Concernant la sécurité virtuelle, ou cybersécurité, Digital Realty laisse à ses clients la possibilité d’ajouter plusieurs couches de sécurité. « La responsabilité des datacenters est de faire fonctionner le serveur », indique Gérome Billois, ajoutant que la cybersécurité gérée par ces entreprises est souvent réduite aux contrôles d’accès, caméras de vidéosurveillance, groupes électrogènes de sécurité ou encore la climatisation. « Ce sont tous des systèmes numériques qui peuvent être piratés et pourraient causer de gros dégâts », poursuit l’expert en cybersécurité. Malgré tout, ils peuvent fournir, au-delà de la zone de stockage, des offres de services cloud ou encore des services de protection. 

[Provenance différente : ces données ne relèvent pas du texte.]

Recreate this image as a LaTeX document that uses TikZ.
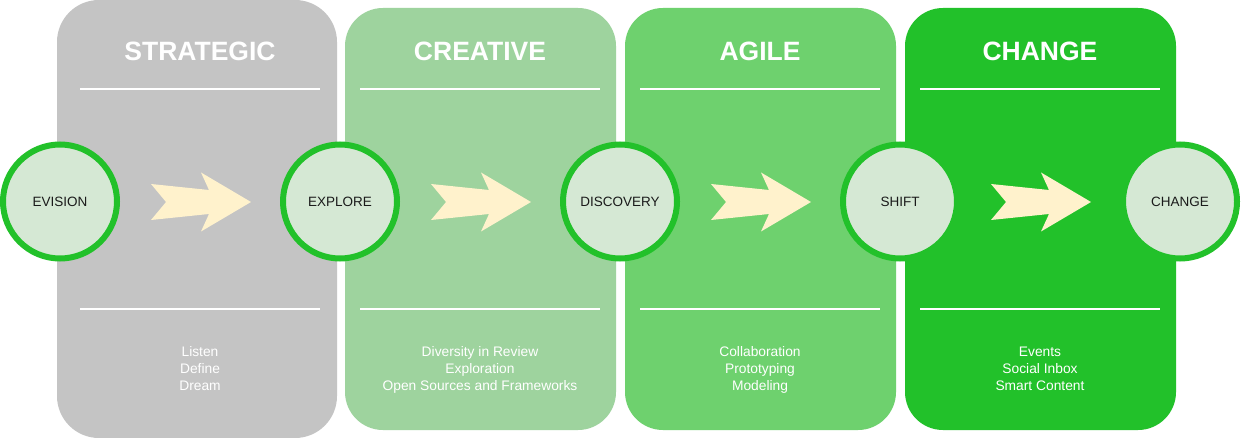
\documentclass[tikz,border=0pt]{standalone}
\usepackage{fontspec}
\setmainfont{Liberation Sans}
\definecolor{panelA}{HTML}{C4C4C4}
\definecolor{panelB}{HTML}{9ED39E}
\definecolor{panelC}{HTML}{6ED16E}
\definecolor{panelD}{HTML}{22C12A}
\definecolor{ringgreen}{HTML}{22C12A}
\definecolor{ringfill}{HTML}{D5E8D4}
\definecolor{arrowcream}{HTML}{FFF2CC}
\definecolor{labelink}{HTML}{1A1A1A}
\tikzset{
  panel/.style={rounded corners=38pt},
  paneltitle/.style={anchor=base, text=white, inner sep=0pt,
    font=\fontsize{26.5}{30}\selectfont\bfseries},
  rule/.style={draw=white, line width=2pt},
  stage/.style={circle, draw=ringgreen, fill=ringfill, line width=6pt,
    minimum size=114pt, inner sep=0pt, text=labelink,
    font=\fontsize{13.5}{16}\selectfont},
  itemlist/.style={anchor=base, align=center, text=white, inner sep=0pt,
    font=\fontsize{13.8}{17}\selectfont},
  flow/.style={fill=arrowcream},
}
\begin{document}
\begin{tikzpicture}[x=1pt, y=-1pt]
\useasboundingbox (0,0) rectangle (1241,438);
\fill[white] (0,0) rectangle (1241,438);

% column panels
\fill[panelA, rounded corners=42pt] (57,0) rectangle (337,438);
\fill[panelB, panel] (345,8) rectangle (616,430);
\fill[panelC, panel] (625,8) rectangle (896,430);
\fill[panelD, panel] (905,8) rectangle (1176,430);

% column titles
\node[paneltitle] (t1) at (200,61) {STRATEGIC};
\node[paneltitle] (t2) at (480,61) {CREATIVE};
\node[paneltitle] (t3) at (760,61) {AGILE};
\node[paneltitle] (t4) at (1040,61) {CHANGE};

% divider rules
\foreach \dx in {0,280,560,840} {
  \draw[rule, xshift=\dx] (80,89) -- (320,89);
  \draw[rule, xshift=\dx] (80,309) -- (320,309);
}

% block arrows between stages
\foreach \dx in {0,280,560,840} {
  \fill[flow, xshift=\dx] (151,184) -- (166,202) -- (151,220) -- (209,214)
    -- (201,231.5) -- (251,202) -- (201,172.5) -- (209,190) -- cycle;
}

% stage circles
\node[stage] (s1) at (60,201.5) {EVISION};
\node[stage] (s2) at (340,201.5) {EXPLORE};
\node[stage] (s3) at (620,201.5) {DISCOVERY};
\node[stage] (s4) at (900,201.5) {SHIFT};
\node[stage] (s5) at (1180,201.5) {CHANGE};

% activity lists (base anchor sits on the last line)
\node[itemlist] (l1) at (200,390) {Listen\\Define\\Dream};
\node[itemlist] (l2) at (480,390) {Diversity in Review\\Exploration\\Open Sources and Frameworks};
\node[itemlist] (l3) at (760,390) {Collaboration\\Prototyping\\Modeling};
\node[itemlist] (l4) at (1040,390) {Events\\Social Inbox\\Smart Content};
\end{tikzpicture}
\end{document}
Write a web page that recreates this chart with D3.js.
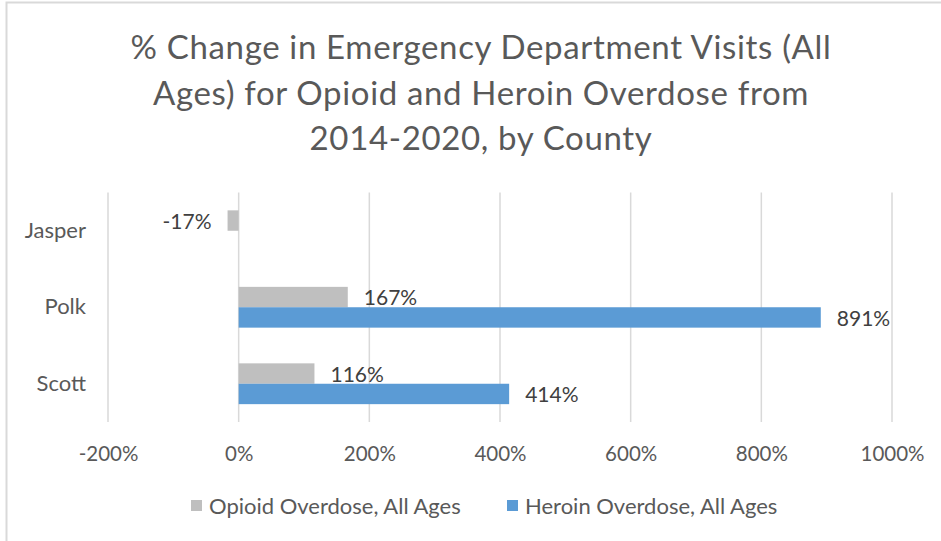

« Selon le niveau de service, les datacenters ont des responsabilités qui peuvent être importantes auprès de leurs clients », indique Gérome Billois qui estime que durant les JO, ces sites peuvent être des cibles de choix pour les cybercriminels. « On peut imaginer des scénarios d’attaque sur les systèmes de climatisation ou d’incendie », indique-t-il. Selon lui, la climatisation est l’actif clé du fournisseur de datacenter. « Si elle s’arrête, il peut y avoir des problèmes matériels qui peuvent aller jusqu’à leur destruction », avertit l’expert en cybersécurité chez Wavestone. Des conséquences qui pourraient, par ricochet, nuire à un évènement suivi par la moitié de l’humanité.